Now we perform a lookup in the model of “append” generated by CVC4. The model looks like this (with better indentation than above):

append = fun $x1 : list. fun $x2 : list.
  ite (and (= $x1 (Cons @uc_a_1 (Cons @uc_a_0 (Cons @uc_a_0 Nil)))) (= $x2 (Cons @uc_a_1 Nil)))
    (Cons @uc_a_0 (Cons @uc_a_0 (Cons @uc_a_0 Nil)))
    (ite (and (= $x1 (Cons @uc_a_1 (Cons @uc_a_0 (Cons @uc_a_0 Nil)))) (= $x2 (Cons @uc_a_0 Nil)))
      (Cons @uc_a_2 (Cons @uc_a_0 Nil))
      (ite (and (= $x1 (Cons @uc_a_1 Nil)) (= $x2 (Cons @uc_a_0 Nil)))
        (Cons @uc_a_1 (Cons @uc_a_0 Nil))
        (ite (and (= $x1 Nil) (= $x2 (Cons @uc_a_1 Nil)))
          (Cons @uc_a_1 Nil)
          (ite (and (= $x1 Nil) (= $x2 (Cons @uc_a_0 Nil)))
            (Cons @uc_a_0 Nil)
            (Cons @uc_a_0 (Cons @uc_a_1 Nil))))))))
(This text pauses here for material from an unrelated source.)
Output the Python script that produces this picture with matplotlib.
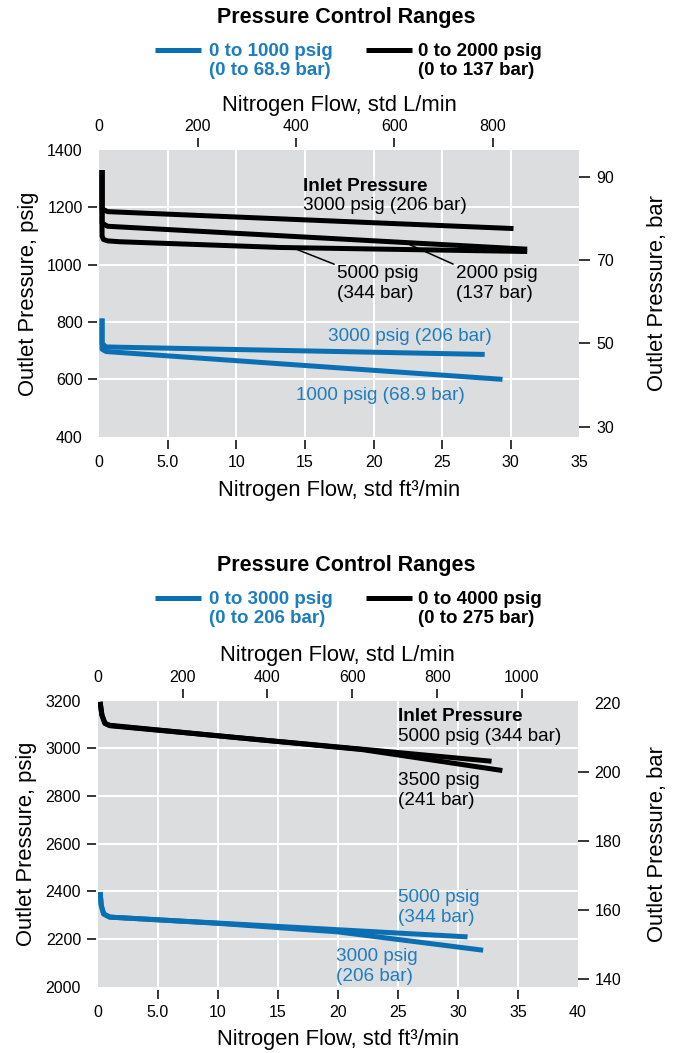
import matplotlib.pyplot as plt
from matplotlib.lines import Line2D
from matplotlib.transforms import blended_transform_factory

plt.rcParams['font.family'] = ['Liberation Sans', 'DejaVu Sans']

BLUE = '#0B6FB3'
BLUE_TEXT = '#1D7DC1'
GRAY = '#DCDDDF'
PSI_PER_BAR = 14.5038

# ---------------- top chart: 0-1000 / 0-2000 psig ----------------
top_xticks = [0, 5, 10, 15, 20, 25, 30, 35]
top_xticklabels = ['0', '5.0', '10', '15', '20', '25', '30', '35']
top_yticks = [400, 600, 800, 1000, 1200, 1400]
top_lpm_ticks = [0, 200, 400, 600, 800]
top_bar_ticks = [30, 50, 70, 90]
top_lpm_per_cfm = 27.9   # scale as drawn on the original

# black, 0 to 2000 psig regulator
blk_3000_x = [0.2, 0.2, 0.6, 30.2]
blk_3000_y = [1330, 1195, 1185, 1126]
blk_2000_x = [0.2, 0.2, 0.6, 31.2]
blk_2000_y = [1330, 1145, 1134, 1054]
blk_5000_x = [0.2, 0.2, 0.3, 0.6, 1.5, 13.2, 31.2]
blk_5000_y = [1330, 1100, 1088, 1083, 1080, 1060, 1046]

# blue, 0 to 1000 psig regulator
blu_3000_x = [0.2, 0.2, 0.5, 28.1]
blu_3000_y = [812, 725, 713, 687]
blu_1000_x = [0.2, 0.2, 0.5, 29.4]
blu_1000_y = [812, 705, 697, 600]

# ---------------- bottom chart: 0-3000 / 0-4000 psig ----------------
bot_xticks = [0, 5, 10, 15, 20, 25, 30, 35, 40]
bot_xticklabels = ['0', '5.0', '10', '15', '20', '25', '30', '35', '40']
bot_yticks = [2000, 2200, 2400, 2600, 2800, 3000, 3200]
bot_lpm_ticks = [0, 200, 400, 600, 800, 1000]
bot_bar_ticks = [140, 160, 180, 200, 220]
bot_lpm_per_cfm = 28.3

# black, 0 to 4000 psig regulator
blk2_5000_x = [0.2, 0.35, 0.6, 1.0, 32.8]
blk2_5000_y = [3195, 3140, 3105, 3095, 2946]
blk2_3500_x = [0.2, 0.35, 0.6, 1.0, 12.0, 22.0, 33.7]
blk2_3500_y = [3195, 3140, 3105, 3097, 3043, 2995, 2907]

# blue, 0 to 3000 psig regulator
blu2_5000_x = [0.2, 0.3, 0.5, 1.0, 30.8]
blu2_5000_y = [2397, 2340, 2305, 2292, 2209]
blu2_3000_x = [0.2, 0.3, 0.5, 1.0, 10.0, 20.0, 32.1]
blu2_3000_y = [2397, 2340, 2305, 2292, 2266, 2230, 2153]


W, H = 682, 1053
fig = plt.figure(figsize=(W / 100, H / 100), dpi=100)


def px_axes(left, top, right, bottom):
    return fig.add_axes([left / W, 1 - bottom / H, (right - left) / W, (bottom - top) / H])


def hide_ticks(axis, idx):
    ticks = axis.get_major_ticks()
    for i in idx:
        ticks[i].tick1line.set_visible(False)
        ticks[i].tick2line.set_visible(False)
        ticks[i].gridline.set_visible(False)


def setup(ax, xticks, xlabels, yticks, xmax, ylim, lpm_k, lpm_ticks, bar_ticks):
    ax.set_facecolor(GRAY)
    for s in ax.spines.values():
        s.set_visible(False)
    ax.spines['left'].set_position(('outward', 1.5))
    ax.spines['bottom'].set_position(('outward', 2.5))
    ax.set_xlim(0, xmax)
    ax.set_ylim(*ylim)
    ax.set_xticks(xticks, xlabels)
    ax.set_yticks(yticks, [str(v) for v in yticks])
    ax.tick_params(direction='out', length=6.5, width=1.1, labelsize=11.5, pad=4)
    ax.grid(True, color='white', lw=1.4)
    ax.set_axisbelow(True)
    hide_ticks(ax.xaxis, [0, -1])
    hide_ticks(ax.yaxis, [0, -1])
    ax.set_xlabel('Nitrogen Flow, std ft³/min', fontsize=15.8)
    ax.xaxis.set_label_coords(0.5, -0.186)
    ax.xaxis.label.set_va('center')
    ax.set_ylabel('Outlet Pressure, psig', fontsize=15.8)
    ax.yaxis.set_label_coords(-0.1485, 0.5)
    ax.yaxis.label.set_va('center')

    top = ax.secondary_xaxis('top', functions=(lambda x: x * lpm_k, lambda x: x / lpm_k))
    top.set_xticks(lpm_ticks, [str(v) for v in lpm_ticks])
    top.tick_params(direction='out', length=6.5, width=1.1, labelsize=11.5, pad=3)
    for s in top.spines.values():
        s.set_visible(False)
    top.spines['top'].set_position(('outward', 2))
    hide_ticks(top.xaxis, [0])
    top.set_xlabel('Nitrogen Flow, std L/min', fontsize=15.8, labelpad=6)

    right = ax.secondary_yaxis('right', functions=(lambda p: p / PSI_PER_BAR, lambda b: b * PSI_PER_BAR))
    right.set_yticks(bar_ticks, [str(v) for v in bar_ticks])
    right.tick_params(direction='out', length=8, width=1.1, labelsize=11.5, pad=4)
    for s in right.spines.values():
        s.set_visible(False)
    right.set_ylabel('Outlet Pressure, bar', fontsize=15.8)
    right.yaxis.set_label_coords(657 / W, 0.5,
                                 transform=blended_transform_factory(fig.transFigure, ax.transAxes))
    right.yaxis.label.set_va('center')
    return top, right


def legend(y_line, left_text, right_text):
    yf = 1 - y_line / H
    yt = 1 - (y_line + 11) / H
    fig.add_artist(Line2D([155 / W, 201 / W], [yf, yf], color=BLUE, lw=3.6,
                          solid_capstyle='butt', transform=fig.transFigure))
    fig.add_artist(Line2D([366 / W, 412 / W], [yf, yf], color='black', lw=3.6,
                          solid_capstyle='butt', transform=fig.transFigure))
    fig.text(209 / W, yt, left_text, color=BLUE_TEXT, fontsize=13.5, fontweight='bold',
             ha='left', va='center', linespacing=1.2)
    fig.text(418 / W, yt, right_text, color='black', fontsize=13.5, fontweight='bold',
             ha='left', va='center', linespacing=1.2)


line_kw = dict(lw=3.6, solid_capstyle='butt', solid_joinstyle='round')
note = 13.6

# ================= top chart =================
fig.text(346 / W, 1 - 17 / H, 'Pressure Control Ranges', fontsize=15.5, fontweight='bold',
         ha='center', va='center')
legend(50, '0 to 1000 psig\n(0 to 68.9 bar)', '0 to 2000 psig\n(0 to 137 bar)')

ax1 = px_axes(99.3, 150, 579.3, 436.7)
top1, right1 = setup(ax1, top_xticks, top_xticklabels, top_yticks, 35, (400, 1400),
                     top_lpm_per_cfm, top_lpm_ticks, top_bar_ticks)

ax1.plot(blk_3000_x, blk_3000_y, color='black', **line_kw)
ax1.plot(blk_2000_x, blk_2000_y, color='black', **line_kw)
ax1.plot(blk_5000_x, blk_5000_y, color='black', **line_kw)
ax1.plot(blu_3000_x, blu_3000_y, color=BLUE, **line_kw)
ax1.plot(blu_1000_x, blu_1000_y, color=BLUE, **line_kw)

ax1.text(14.84, 1274, 'Inlet Pressure', fontsize=note, fontweight='bold', va='center')
ax1.text(14.84, 1208, '3000 psig (206 bar)', fontsize=note, va='center')
lead = dict(arrowstyle='-', lw=1.1, color='black', shrinkA=0, shrinkB=0, relpos=(0, 1))
ax1.annotate('5000 psig\n(344 bar)', xy=(14.1, 1059), xytext=(17.33, 934), fontsize=note,
             va='center', ha='left', arrowprops=lead)
ax1.annotate('2000 psig\n(137 bar)', xy=(22.3, 1077), xytext=(26.0, 934), fontsize=note,
             va='center', ha='left', arrowprops=lead)
ax1.text(16.66, 748, '3000 psig (206 bar)', fontsize=note, color=BLUE_TEXT, va='center')
ax1.text(14.34, 545, '1000 psig (68.9 bar)', fontsize=note, color=BLUE_TEXT, va='center')

# ================= bottom chart =================
fig.text(346 / W, 1 - 565 / H, 'Pressure Control Ranges', fontsize=15.5, fontweight='bold',
         ha='center', va='center')
legend(598, '0 to 3000 psig\n(0 to 206 bar)', '0 to 4000 psig\n(0 to 275 bar)')

ax2 = px_axes(97.7, 700.7, 578.0, 986.7)
top2, right2 = setup(ax2, bot_xticks, bot_xticklabels, bot_yticks, 40, (2000, 3200),
                     bot_lpm_per_cfm, bot_lpm_ticks, bot_bar_ticks)
hide_ticks(right2.yaxis, [-1])

ax2.plot(blk2_5000_x, blk2_5000_y, color='black', **line_kw)
ax2.plot(blk2_3500_x, blk2_3500_y, color='black', **line_kw)
ax2.plot(blu2_5000_x, blu2_5000_y, color=BLUE, **line_kw)
ax2.plot(blu2_3000_x, blu2_3000_y, color=BLUE, **line_kw)

ax2.text(25.0, 3133, 'Inlet Pressure', fontsize=note, fontweight='bold', va='center')
ax2.text(25.0, 3050, '5000 psig (344 bar)', fontsize=note, va='center')
ax2.text(25.0, 2824, '3500 psig\n(241 bar)', fontsize=note, va='center')
ax2.text(25.0, 2333, '5000 psig\n(344 bar)', fontsize=note, color=BLUE_TEXT, va='center')
ax2.text(19.86, 2084, '3000 psig\n(206 bar)', fontsize=note, color=BLUE_TEXT, va='center')

fig.savefig('out.png', dpi=100)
Notice that the first two branches are completely superfluous — they’re pure junk. We never look these up, so that’s OK. Filling in the values, we get:

append = fun $xs : list. fun $ys : list.
  if $xs = Cons @uc_a_1 Nil && $ys = Cons @uc_a_0 Nil then
    Cons @uc_a_1 (Cons @uc_a_0 Nil)   (* 3rd case above *)
  else if $xs = Cons @uc_a_0 Nil && $ys = Cons @uc_a_1 Nil then
    Cons @uc_a_0 (Cons @uc_a_1 Nil)   (* 6th case above)
  else if $xs = Nil && $ys = Cons @uc_a_0 Nil then
    Cons @uc_a_0 Nil   (* 5th case above *)
  else if $xs = Nil && $ys = Cons @uc_a_1 Nil then
    Cons @uc_a_1 Nil   (* 4th case above *)
  else
    ?__ $xs $ys

If cases are identical (whether or not they are consecutive), they should be merged into one condition. E.g.:

append = fun $xs : list. fun $ys : list.
  if $xs = Nil && $ys = Cons @uc_a_0 Nil ||
     $xs = Cons @uc_a_0 Nil && $ys = Nil then
    Cons @uc_a_1 (Cons @uc_a_0 Nil)
  else
    ...

In the above, I have indented “if then else” chains in a flat fashion, which is my favorite style. But I don’t mind too much if Nunchaku’s output indents differently (since few users will be exposed directly to it).